[Begin]

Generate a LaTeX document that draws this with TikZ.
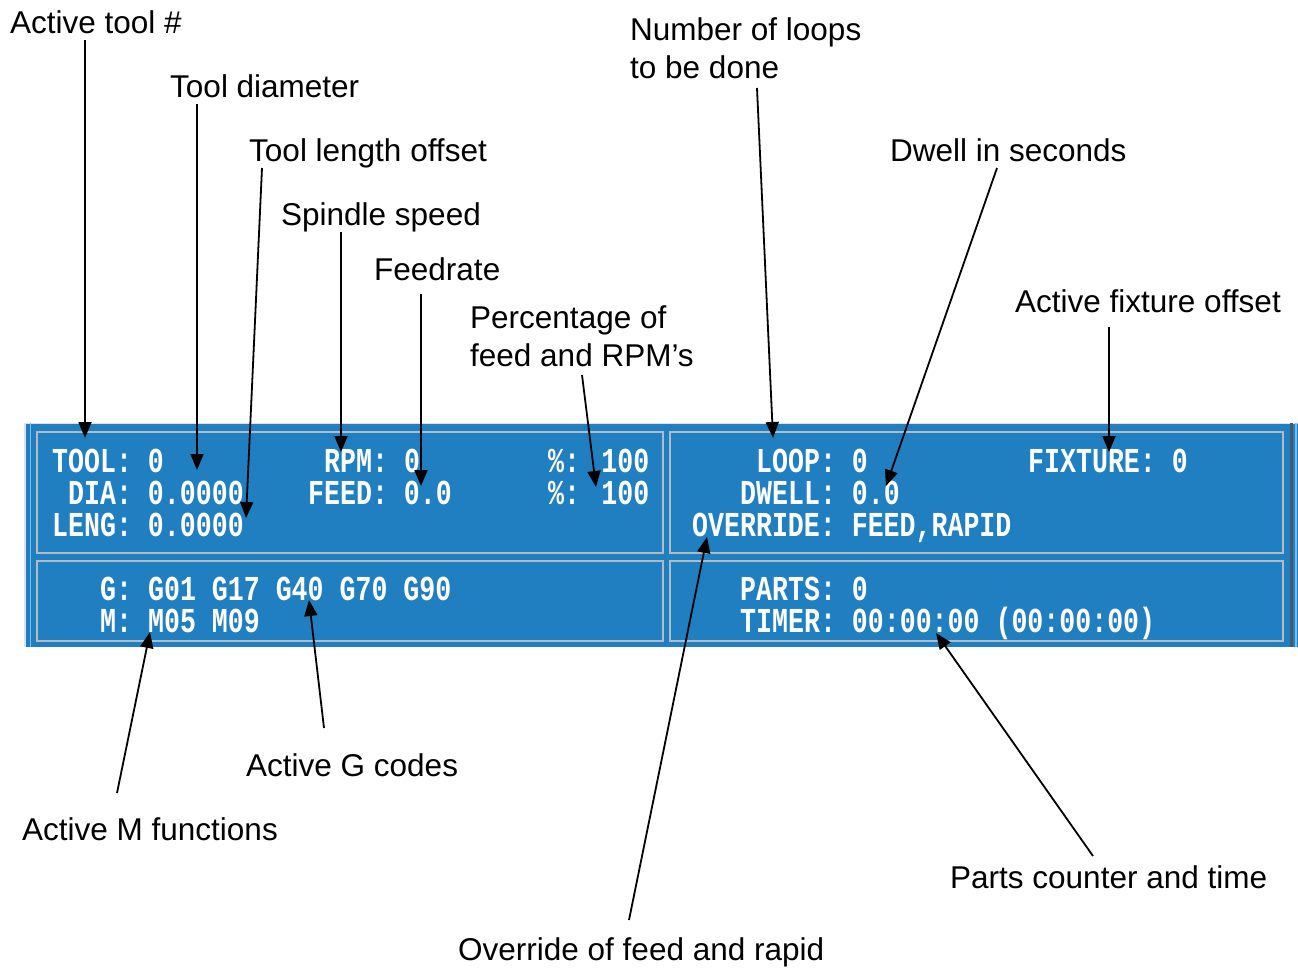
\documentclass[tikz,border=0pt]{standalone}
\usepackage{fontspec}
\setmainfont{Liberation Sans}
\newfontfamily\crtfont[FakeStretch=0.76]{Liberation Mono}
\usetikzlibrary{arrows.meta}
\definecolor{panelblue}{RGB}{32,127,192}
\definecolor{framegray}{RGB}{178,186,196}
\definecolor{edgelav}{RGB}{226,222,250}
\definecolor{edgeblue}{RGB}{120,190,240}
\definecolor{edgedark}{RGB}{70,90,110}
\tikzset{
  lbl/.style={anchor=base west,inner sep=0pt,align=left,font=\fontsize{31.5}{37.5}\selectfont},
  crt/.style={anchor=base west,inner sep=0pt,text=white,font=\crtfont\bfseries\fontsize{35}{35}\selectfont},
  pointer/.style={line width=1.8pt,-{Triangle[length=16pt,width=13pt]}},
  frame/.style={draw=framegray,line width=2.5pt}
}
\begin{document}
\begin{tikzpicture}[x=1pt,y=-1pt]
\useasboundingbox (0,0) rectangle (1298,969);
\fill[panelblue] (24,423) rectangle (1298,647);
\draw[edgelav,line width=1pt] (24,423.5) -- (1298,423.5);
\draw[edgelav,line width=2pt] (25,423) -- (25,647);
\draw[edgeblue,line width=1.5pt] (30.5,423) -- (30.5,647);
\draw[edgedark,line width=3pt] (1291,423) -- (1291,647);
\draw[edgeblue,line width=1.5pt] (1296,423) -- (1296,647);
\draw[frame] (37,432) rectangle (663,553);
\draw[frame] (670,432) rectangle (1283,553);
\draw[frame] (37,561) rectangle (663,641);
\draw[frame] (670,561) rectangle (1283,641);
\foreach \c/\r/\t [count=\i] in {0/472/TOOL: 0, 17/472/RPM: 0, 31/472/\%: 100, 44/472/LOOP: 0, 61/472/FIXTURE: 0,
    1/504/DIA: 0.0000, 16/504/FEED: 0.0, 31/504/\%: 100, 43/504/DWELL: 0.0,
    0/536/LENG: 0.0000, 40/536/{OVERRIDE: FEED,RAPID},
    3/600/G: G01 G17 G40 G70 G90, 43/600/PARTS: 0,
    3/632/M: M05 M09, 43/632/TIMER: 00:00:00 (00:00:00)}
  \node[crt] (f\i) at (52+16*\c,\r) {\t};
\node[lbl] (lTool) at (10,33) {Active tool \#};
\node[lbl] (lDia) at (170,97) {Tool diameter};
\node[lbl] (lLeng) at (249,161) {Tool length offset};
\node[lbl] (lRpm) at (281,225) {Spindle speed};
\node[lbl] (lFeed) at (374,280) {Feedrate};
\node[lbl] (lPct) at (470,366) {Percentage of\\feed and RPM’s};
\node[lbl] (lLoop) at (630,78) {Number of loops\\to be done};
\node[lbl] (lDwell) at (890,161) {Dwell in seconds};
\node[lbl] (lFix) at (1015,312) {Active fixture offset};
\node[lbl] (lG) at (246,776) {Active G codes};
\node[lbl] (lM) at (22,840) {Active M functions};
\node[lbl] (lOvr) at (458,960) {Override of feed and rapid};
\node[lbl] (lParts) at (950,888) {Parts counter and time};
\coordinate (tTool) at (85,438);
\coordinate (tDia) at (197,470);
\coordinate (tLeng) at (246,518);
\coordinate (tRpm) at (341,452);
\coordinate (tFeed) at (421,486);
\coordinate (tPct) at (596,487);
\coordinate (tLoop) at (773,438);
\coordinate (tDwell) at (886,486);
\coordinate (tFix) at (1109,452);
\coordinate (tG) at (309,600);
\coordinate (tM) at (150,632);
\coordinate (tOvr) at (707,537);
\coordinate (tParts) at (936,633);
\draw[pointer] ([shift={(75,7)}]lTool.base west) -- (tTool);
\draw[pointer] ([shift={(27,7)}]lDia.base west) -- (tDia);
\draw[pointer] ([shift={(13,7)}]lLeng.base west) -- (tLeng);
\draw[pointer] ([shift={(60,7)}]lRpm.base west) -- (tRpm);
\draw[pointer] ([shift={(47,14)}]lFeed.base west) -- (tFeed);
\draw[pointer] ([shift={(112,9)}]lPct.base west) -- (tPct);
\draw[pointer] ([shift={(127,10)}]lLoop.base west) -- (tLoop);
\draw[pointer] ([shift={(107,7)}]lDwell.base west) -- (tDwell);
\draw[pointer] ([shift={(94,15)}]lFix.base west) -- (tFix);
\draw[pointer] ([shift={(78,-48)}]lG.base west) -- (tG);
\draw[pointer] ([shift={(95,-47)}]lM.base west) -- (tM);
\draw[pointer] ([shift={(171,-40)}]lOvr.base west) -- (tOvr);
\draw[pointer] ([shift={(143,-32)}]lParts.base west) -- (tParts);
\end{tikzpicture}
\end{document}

[End]

* PROBLEM DETAILS *
Repeat the material above word for word and skip every image in it.

* ANSWER BELOW *
Generate a LaTeX document that draws this with TikZ.
\documentclass[tikz,border=0pt]{standalone}
\usepackage{fontspec}
\setmainfont{Liberation Sans}
\newfontfamily\crtfont[FakeStretch=0.76]{Liberation Mono}
\usetikzlibrary{arrows.meta}
\definecolor{panelblue}{RGB}{32,127,192}
\definecolor{framegray}{RGB}{178,186,196}
\definecolor{edgelav}{RGB}{226,222,250}
\definecolor{edgeblue}{RGB}{120,190,240}
\definecolor{edgedark}{RGB}{70,90,110}
\tikzset{
  lbl/.style={anchor=base west,inner sep=0pt,align=left,font=\fontsize{31.5}{37.5}\selectfont},
  crt/.style={anchor=base west,inner sep=0pt,text=white,font=\crtfont\bfseries\fontsize{35}{35}\selectfont},
  pointer/.style={line width=1.8pt,-{Triangle[length=16pt,width=13pt]}},
  frame/.style={draw=framegray,line width=2.5pt}
}
\begin{document}
\begin{tikzpicture}[x=1pt,y=-1pt]
\useasboundingbox (0,0) rectangle (1298,969);
\fill[panelblue] (24,423) rectangle (1298,647);
\draw[edgelav,line width=1pt] (24,423.5) -- (1298,423.5);
\draw[edgelav,line width=2pt] (25,423) -- (25,647);
\draw[edgeblue,line width=1.5pt] (30.5,423) -- (30.5,647);
\draw[edgedark,line width=3pt] (1291,423) -- (1291,647);
\draw[edgeblue,line width=1.5pt] (1296,423) -- (1296,647);
\draw[frame] (37,432) rectangle (663,553);
\draw[frame] (670,432) rectangle (1283,553);
\draw[frame] (37,561) rectangle (663,641);
\draw[frame] (670,561) rectangle (1283,641);
\foreach \c/\r/\t [count=\i] in {0/472/TOOL: 0, 17/472/RPM: 0, 31/472/\%: 100, 44/472/LOOP: 0, 61/472/FIXTURE: 0,
    1/504/DIA: 0.0000, 16/504/FEED: 0.0, 31/504/\%: 100, 43/504/DWELL: 0.0,
    0/536/LENG: 0.0000, 40/536/{OVERRIDE: FEED,RAPID},
    3/600/G: G01 G17 G40 G70 G90, 43/600/PARTS: 0,
    3/632/M: M05 M09, 43/632/TIMER: 00:00:00 (00:00:00)}
  \node[crt] (f\i) at (52+16*\c,\r) {\t};
\node[lbl] (lTool) at (10,33) {Active tool \#};
\node[lbl] (lDia) at (170,97) {Tool diameter};
\node[lbl] (lLeng) at (249,161) {Tool length offset};
\node[lbl] (lRpm) at (281,225) {Spindle speed};
\node[lbl] (lFeed) at (374,280) {Feedrate};
\node[lbl] (lPct) at (470,366) {Percentage of\\feed and RPM’s};
\node[lbl] (lLoop) at (630,78) {Number of loops\\to be done};
\node[lbl] (lDwell) at (890,161) {Dwell in seconds};
\node[lbl] (lFix) at (1015,312) {Active fixture offset};
\node[lbl] (lG) at (246,776) {Active G codes};
\node[lbl] (lM) at (22,840) {Active M functions};
\node[lbl] (lOvr) at (458,960) {Override of feed and rapid};
\node[lbl] (lParts) at (950,888) {Parts counter and time};
\coordinate (tTool) at (85,438);
\coordinate (tDia) at (197,470);
\coordinate (tLeng) at (246,518);
\coordinate (tRpm) at (341,452);
\coordinate (tFeed) at (421,486);
\coordinate (tPct) at (596,487);
\coordinate (tLoop) at (773,438);
\coordinate (tDwell) at (886,486);
\coordinate (tFix) at (1109,452);
\coordinate (tG) at (309,600);
\coordinate (tM) at (150,632);
\coordinate (tOvr) at (707,537);
\coordinate (tParts) at (936,633);
\draw[pointer] ([shift={(75,7)}]lTool.base west) -- (tTool);
\draw[pointer] ([shift={(27,7)}]lDia.base west) -- (tDia);
\draw[pointer] ([shift={(13,7)}]lLeng.base west) -- (tLeng);
\draw[pointer] ([shift={(60,7)}]lRpm.base west) -- (tRpm);
\draw[pointer] ([shift={(47,14)}]lFeed.base west) -- (tFeed);
\draw[pointer] ([shift={(112,9)}]lPct.base west) -- (tPct);
\draw[pointer] ([shift={(127,10)}]lLoop.base west) -- (tLoop);
\draw[pointer] ([shift={(107,7)}]lDwell.base west) -- (tDwell);
\draw[pointer] ([shift={(94,15)}]lFix.base west) -- (tFix);
\draw[pointer] ([shift={(78,-48)}]lG.base west) -- (tG);
\draw[pointer] ([shift={(95,-47)}]lM.base west) -- (tM);
\draw[pointer] ([shift={(171,-40)}]lOvr.base west) -- (tOvr);
\draw[pointer] ([shift={(143,-32)}]lParts.base west) -- (tParts);
\end{tikzpicture}
\end{document}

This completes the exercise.